Set problem - Leave out any pictures and transcribe all other data below exactly.

Information provided -
>>>

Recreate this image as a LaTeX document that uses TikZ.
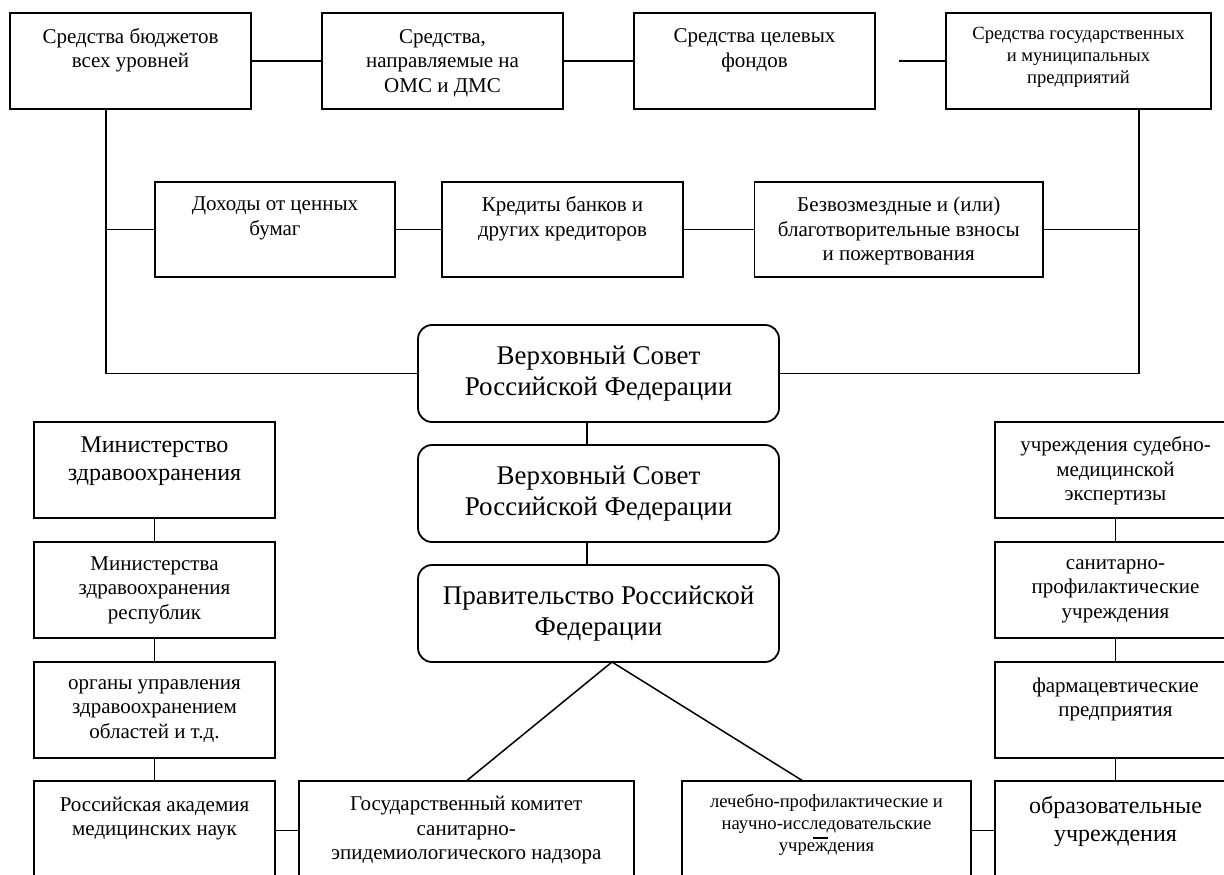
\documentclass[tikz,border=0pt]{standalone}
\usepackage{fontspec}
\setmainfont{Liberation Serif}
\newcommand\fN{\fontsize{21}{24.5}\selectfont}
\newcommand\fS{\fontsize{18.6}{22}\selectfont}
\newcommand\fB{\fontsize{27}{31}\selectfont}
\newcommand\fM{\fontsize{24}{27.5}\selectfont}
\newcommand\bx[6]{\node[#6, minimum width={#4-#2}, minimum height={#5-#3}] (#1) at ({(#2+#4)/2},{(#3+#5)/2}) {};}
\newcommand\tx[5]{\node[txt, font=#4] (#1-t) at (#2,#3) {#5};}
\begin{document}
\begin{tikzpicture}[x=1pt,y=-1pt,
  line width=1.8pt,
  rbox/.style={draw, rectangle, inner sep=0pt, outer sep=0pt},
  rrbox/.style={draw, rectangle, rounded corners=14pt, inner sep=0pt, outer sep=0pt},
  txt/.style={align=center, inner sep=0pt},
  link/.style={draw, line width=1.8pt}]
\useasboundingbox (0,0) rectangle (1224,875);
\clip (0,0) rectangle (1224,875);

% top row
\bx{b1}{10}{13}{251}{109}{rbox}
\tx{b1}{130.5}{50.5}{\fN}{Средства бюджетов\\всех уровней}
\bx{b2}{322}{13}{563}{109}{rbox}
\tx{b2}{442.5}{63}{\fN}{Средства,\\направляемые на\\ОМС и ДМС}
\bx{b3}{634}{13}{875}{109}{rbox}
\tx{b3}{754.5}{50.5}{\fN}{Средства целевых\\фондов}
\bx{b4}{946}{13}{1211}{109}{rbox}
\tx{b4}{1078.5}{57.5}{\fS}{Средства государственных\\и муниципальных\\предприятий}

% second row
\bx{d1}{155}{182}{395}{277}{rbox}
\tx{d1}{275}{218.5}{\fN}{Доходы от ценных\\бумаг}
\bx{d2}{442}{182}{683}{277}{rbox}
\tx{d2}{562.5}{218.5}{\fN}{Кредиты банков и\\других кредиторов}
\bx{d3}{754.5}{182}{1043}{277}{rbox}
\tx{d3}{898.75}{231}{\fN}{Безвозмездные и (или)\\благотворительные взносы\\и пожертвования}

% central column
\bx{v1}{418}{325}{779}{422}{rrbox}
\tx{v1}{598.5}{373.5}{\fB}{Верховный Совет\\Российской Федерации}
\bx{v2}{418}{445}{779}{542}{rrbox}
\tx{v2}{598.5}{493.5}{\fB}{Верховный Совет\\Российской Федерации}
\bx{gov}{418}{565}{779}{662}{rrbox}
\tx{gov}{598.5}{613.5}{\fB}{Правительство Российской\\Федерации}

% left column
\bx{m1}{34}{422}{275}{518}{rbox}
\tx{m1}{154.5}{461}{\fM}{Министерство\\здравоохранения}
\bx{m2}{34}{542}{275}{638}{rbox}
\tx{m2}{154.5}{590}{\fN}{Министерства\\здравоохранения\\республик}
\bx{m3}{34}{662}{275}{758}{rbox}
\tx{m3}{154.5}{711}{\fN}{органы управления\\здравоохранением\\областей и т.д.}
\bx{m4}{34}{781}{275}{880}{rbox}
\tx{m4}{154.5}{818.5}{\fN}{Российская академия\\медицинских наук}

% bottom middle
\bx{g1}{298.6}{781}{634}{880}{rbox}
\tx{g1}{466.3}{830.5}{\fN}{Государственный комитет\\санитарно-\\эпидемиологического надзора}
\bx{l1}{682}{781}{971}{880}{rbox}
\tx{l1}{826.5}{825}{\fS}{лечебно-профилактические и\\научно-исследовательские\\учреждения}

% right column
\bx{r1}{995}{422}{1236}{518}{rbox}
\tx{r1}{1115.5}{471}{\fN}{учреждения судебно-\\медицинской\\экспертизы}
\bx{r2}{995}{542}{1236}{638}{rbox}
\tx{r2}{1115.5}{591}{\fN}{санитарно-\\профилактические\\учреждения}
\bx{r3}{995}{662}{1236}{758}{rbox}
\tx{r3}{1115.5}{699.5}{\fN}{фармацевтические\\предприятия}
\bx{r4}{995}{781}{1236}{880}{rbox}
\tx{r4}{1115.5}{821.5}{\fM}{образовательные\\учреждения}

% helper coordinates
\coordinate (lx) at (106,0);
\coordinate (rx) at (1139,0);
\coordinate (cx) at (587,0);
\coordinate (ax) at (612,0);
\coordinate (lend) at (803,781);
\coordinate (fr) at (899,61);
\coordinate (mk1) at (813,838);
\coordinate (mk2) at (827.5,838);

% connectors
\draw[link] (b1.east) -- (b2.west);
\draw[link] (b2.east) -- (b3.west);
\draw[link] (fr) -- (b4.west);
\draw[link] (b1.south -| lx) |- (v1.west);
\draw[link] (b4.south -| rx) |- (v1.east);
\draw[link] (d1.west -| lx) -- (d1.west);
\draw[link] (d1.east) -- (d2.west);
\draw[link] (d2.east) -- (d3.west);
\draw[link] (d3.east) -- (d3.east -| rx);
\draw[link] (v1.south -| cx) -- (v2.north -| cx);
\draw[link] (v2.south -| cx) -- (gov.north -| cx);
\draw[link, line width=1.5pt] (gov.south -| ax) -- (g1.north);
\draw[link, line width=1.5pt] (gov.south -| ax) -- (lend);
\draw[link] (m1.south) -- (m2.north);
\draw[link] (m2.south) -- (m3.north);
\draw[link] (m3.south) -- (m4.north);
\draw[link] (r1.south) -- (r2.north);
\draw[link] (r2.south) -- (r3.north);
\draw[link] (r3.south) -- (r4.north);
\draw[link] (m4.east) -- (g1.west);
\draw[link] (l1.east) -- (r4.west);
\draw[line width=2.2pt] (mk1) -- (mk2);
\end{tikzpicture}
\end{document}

<<<

Task solution -
Recreate this image as a LaTeX document that uses TikZ.
\documentclass[tikz,border=0pt]{standalone}
\usepackage{fontspec}
\setmainfont{Liberation Serif}
\newcommand\fN{\fontsize{21}{24.5}\selectfont}
\newcommand\fS{\fontsize{18.6}{22}\selectfont}
\newcommand\fB{\fontsize{27}{31}\selectfont}
\newcommand\fM{\fontsize{24}{27.5}\selectfont}
\newcommand\bx[6]{\node[#6, minimum width={#4-#2}, minimum height={#5-#3}] (#1) at ({(#2+#4)/2},{(#3+#5)/2}) {};}
\newcommand\tx[5]{\node[txt, font=#4] (#1-t) at (#2,#3) {#5};}
\begin{document}
\begin{tikzpicture}[x=1pt,y=-1pt,
  line width=1.8pt,
  rbox/.style={draw, rectangle, inner sep=0pt, outer sep=0pt},
  rrbox/.style={draw, rectangle, rounded corners=14pt, inner sep=0pt, outer sep=0pt},
  txt/.style={align=center, inner sep=0pt},
  link/.style={draw, line width=1.8pt}]
\useasboundingbox (0,0) rectangle (1224,875);
\clip (0,0) rectangle (1224,875);

% top row
\bx{b1}{10}{13}{251}{109}{rbox}
\tx{b1}{130.5}{50.5}{\fN}{Средства бюджетов\\всех уровней}
\bx{b2}{322}{13}{563}{109}{rbox}
\tx{b2}{442.5}{63}{\fN}{Средства,\\направляемые на\\ОМС и ДМС}
\bx{b3}{634}{13}{875}{109}{rbox}
\tx{b3}{754.5}{50.5}{\fN}{Средства целевых\\фондов}
\bx{b4}{946}{13}{1211}{109}{rbox}
\tx{b4}{1078.5}{57.5}{\fS}{Средства государственных\\и муниципальных\\предприятий}

% second row
\bx{d1}{155}{182}{395}{277}{rbox}
\tx{d1}{275}{218.5}{\fN}{Доходы от ценных\\бумаг}
\bx{d2}{442}{182}{683}{277}{rbox}
\tx{d2}{562.5}{218.5}{\fN}{Кредиты банков и\\других кредиторов}
\bx{d3}{754.5}{182}{1043}{277}{rbox}
\tx{d3}{898.75}{231}{\fN}{Безвозмездные и (или)\\благотворительные взносы\\и пожертвования}

% central column
\bx{v1}{418}{325}{779}{422}{rrbox}
\tx{v1}{598.5}{373.5}{\fB}{Верховный Совет\\Российской Федерации}
\bx{v2}{418}{445}{779}{542}{rrbox}
\tx{v2}{598.5}{493.5}{\fB}{Верховный Совет\\Российской Федерации}
\bx{gov}{418}{565}{779}{662}{rrbox}
\tx{gov}{598.5}{613.5}{\fB}{Правительство Российской\\Федерации}

% left column
\bx{m1}{34}{422}{275}{518}{rbox}
\tx{m1}{154.5}{461}{\fM}{Министерство\\здравоохранения}
\bx{m2}{34}{542}{275}{638}{rbox}
\tx{m2}{154.5}{590}{\fN}{Министерства\\здравоохранения\\республик}
\bx{m3}{34}{662}{275}{758}{rbox}
\tx{m3}{154.5}{711}{\fN}{органы управления\\здравоохранением\\областей и т.д.}
\bx{m4}{34}{781}{275}{880}{rbox}
\tx{m4}{154.5}{818.5}{\fN}{Российская академия\\медицинских наук}

% bottom middle
\bx{g1}{298.6}{781}{634}{880}{rbox}
\tx{g1}{466.3}{830.5}{\fN}{Государственный комитет\\санитарно-\\эпидемиологического надзора}
\bx{l1}{682}{781}{971}{880}{rbox}
\tx{l1}{826.5}{825}{\fS}{лечебно-профилактические и\\научно-исследовательские\\учреждения}

% right column
\bx{r1}{995}{422}{1236}{518}{rbox}
\tx{r1}{1115.5}{471}{\fN}{учреждения судебно-\\медицинской\\экспертизы}
\bx{r2}{995}{542}{1236}{638}{rbox}
\tx{r2}{1115.5}{591}{\fN}{санитарно-\\профилактические\\учреждения}
\bx{r3}{995}{662}{1236}{758}{rbox}
\tx{r3}{1115.5}{699.5}{\fN}{фармацевтические\\предприятия}
\bx{r4}{995}{781}{1236}{880}{rbox}
\tx{r4}{1115.5}{821.5}{\fM}{образовательные\\учреждения}

% helper coordinates
\coordinate (lx) at (106,0);
\coordinate (rx) at (1139,0);
\coordinate (cx) at (587,0);
\coordinate (ax) at (612,0);
\coordinate (lend) at (803,781);
\coordinate (fr) at (899,61);
\coordinate (mk1) at (813,838);
\coordinate (mk2) at (827.5,838);

% connectors
\draw[link] (b1.east) -- (b2.west);
\draw[link] (b2.east) -- (b3.west);
\draw[link] (fr) -- (b4.west);
\draw[link] (b1.south -| lx) |- (v1.west);
\draw[link] (b4.south -| rx) |- (v1.east);
\draw[link] (d1.west -| lx) -- (d1.west);
\draw[link] (d1.east) -- (d2.west);
\draw[link] (d2.east) -- (d3.west);
\draw[link] (d3.east) -- (d3.east -| rx);
\draw[link] (v1.south -| cx) -- (v2.north -| cx);
\draw[link] (v2.south -| cx) -- (gov.north -| cx);
\draw[link, line width=1.5pt] (gov.south -| ax) -- (g1.north);
\draw[link, line width=1.5pt] (gov.south -| ax) -- (lend);
\draw[link] (m1.south) -- (m2.north);
\draw[link] (m2.south) -- (m3.north);
\draw[link] (m3.south) -- (m4.north);
\draw[link] (r1.south) -- (r2.north);
\draw[link] (r2.south) -- (r3.north);
\draw[link] (r3.south) -- (r4.north);
\draw[link] (m4.east) -- (g1.west);
\draw[link] (l1.east) -- (r4.west);
\draw[line width=2.2pt] (mk1) -- (mk2);
\end{tikzpicture}
\end{document}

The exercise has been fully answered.